The involvement of Vassar College influences the way the local community approaches and prioritizes educational issues. Reflecting on what she has seen of Vassar outreach programs during her 18 years of teaching, Green corroborated, “The support provided to PCSD students by both the VAST and VELLOP programs have a very positive effect on our students. Most significant is the work done with our ELL [English Language-Learner] students and their families. The impact on these young children makes a huge difference in their academic success. Additionally, we find that their parents are much more comfortable with teachers, supportive, and involved in their educational programs. We would love to see [them] increased.”
Systematic issues in PCSD have existed for a long time, however. Associate Dean of Campus Life and Diversity Edward Pittman noted, “When I served as a board member and President of the Poughkeepsie City School District in 1996 I faced similar inclusion and equity work … Recruiting teachers of color was a big agenda item then and I believe it is similar today.” He continued, “Programs such as VCUEI [Vassar College Urban Education Initiative] can be part of the solution by supporting students where they can. Every contribution helps. At the same time, volunteers can’t be saviors. Listen to how students, administrators and parents want to be helped. They know best.”

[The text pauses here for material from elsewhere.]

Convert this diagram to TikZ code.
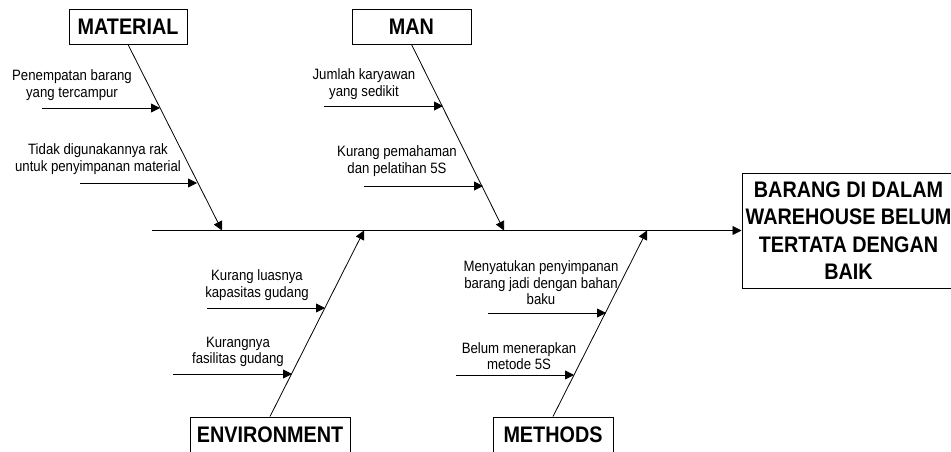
\documentclass[tikz,border=0pt]{standalone}
\usepackage{fontspec}
\setmainfont[FakeStretch=0.88]{Liberation Sans}
\usetikzlibrary{arrows.meta}
\tikzset{
  catbox/.style={draw,line width=1pt,minimum height=35pt,inner sep=0pt,font=\fontsize{22.5}{26}\selectfont\bfseries},
  causetext/.style={align=center,inner sep=0pt,font=\fontsize{15}{16.5}\selectfont},
  bone/.style={line width=0.8pt,-{Triangle[length=9pt,width=9pt]}},
}
\begin{document}
\begin{tikzpicture}[x=1pt,y=-1pt]
    \useasboundingbox (0,0) rectangle (951,451);
    % kotak kategori dan akibat
    \node[catbox,minimum width=118pt] (material) at (128,26.5) {MATERIAL};
    \node[catbox,minimum width=119pt] (man) at (411.5,26.5) {MAN};
    \node[catbox,minimum width=160pt] (environment) at (270,434.5) {ENVIRONMENT};
    \node[catbox,minimum width=120pt] (methods) at (553,434.5) {METHODS};
    \node[draw,line width=1pt,minimum width=213pt,minimum height=115pt,align=center,
          font=\fontsize{22.5}{27.5}\selectfont\bfseries] (effect) at (848.5,230.5)
          {BARANG DI DALAM\\WAREHOUSE BELUM\\TERTATA DENGAN\\BAIK};
    % tulang utama
    \coordinate (tail) at (152,230.5);
    \draw[bone] (tail) -- (effect.west);
    \coordinate (mattip) at (222,230.5);
    \coordinate (mantip) at (504,230.5);
    \coordinate (envtip) at (364,230.5);
    \coordinate (mettip) at (647,230.5);
    \draw[bone] (material.south) -- (mattip);
    \draw[bone] (man.south) -- (mantip);
    \draw[bone] (environment.north) -- (envtip);
    \draw[bone] (methods.north) -- (mettip);
    % penyebab
    \node[causetext] (mat1) at (72,85) {Penempatan barang\\yang tercampur};
    \node[causetext] (mat2) at (98,159) {Tidak digunakannya rak\\untuk penyimpanan material};
    \node[causetext] (man1) at (364,84) {Jumlah karyawan\\yang sedikit};
    \node[causetext] (man2) at (397,161) {Kurang pemahaman\\dan pelatihan 5S};
    \node[causetext] (env1) at (257,285) {Kurang luasnya\\kapasitas gudang};
    \node[causetext] (env2) at (238,352) {Kurangnya\\fasilitas gudang};
    \node[causetext] (met1) at (541,283) {Menyatukan penyimpanan\\barang jadi dengan bahan\\baku};
    \node[causetext] (met2) at (519,356) {Belum menerapkan\\metode 5S};
    \coordinate (mat1a) at (42,108);  \coordinate (mat1b) at (160,108);
    \coordinate (mat2a) at (80,183);  \coordinate (mat2b) at (197,183);
    \coordinate (man1a) at (324,106); \coordinate (man1b) at (443,106);
    \coordinate (man2a) at (364,186); \coordinate (man2b) at (483,186);
    \coordinate (env1a) at (207,308); \coordinate (env1b) at (325,308);
    \coordinate (env2a) at (173,374); \coordinate (env2b) at (292,374);
    \coordinate (met1a) at (488,313); \coordinate (met1b) at (606,313);
    \coordinate (met2a) at (456,375); \coordinate (met2b) at (574,375);
    \draw[bone] (mat1a) -- (mat1b);
    \draw[bone] (mat2a) -- (mat2b);
    \draw[bone] (man1a) -- (man1b);
    \draw[bone] (man2a) -- (man2b);
    \draw[bone] (env1a) -- (env1b);
    \draw[bone] (env2a) -- (env2b);
    \draw[bone] (met1a) -- (met1b);
    \draw[bone] (met2a) -- (met2b);
\end{tikzpicture}
\end{document}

VAST and VELLOP are highly dependent on the volunteer work of students, as well as input from faculty advisors and local teachers. Faith in and commitment to students’ success come first in the minds of educators and tutors, often inspiring teacher and student alike to thrive in the face of tough circumstances. Schneck explained “I’ve gotten to know so many amazing students who push beyond the obstacles. There are students actively creating their own paths in spite of the bleak narratives that they might often receive about their schools and their futures.”
Addressing herself to colleagues in PPTSA and VCUEI, Green concluded, “It is unfortunate that the challenges facing us…are driving some of the best teachers to leave the PCSD and the profession itself. It truly needs to be a collaborative effort, where all stakeholders are recognized, validated, supported, trusted and appreciated for their views and involvement. When this occurs, the sky is the limit for our students, our staff, our district and our community.”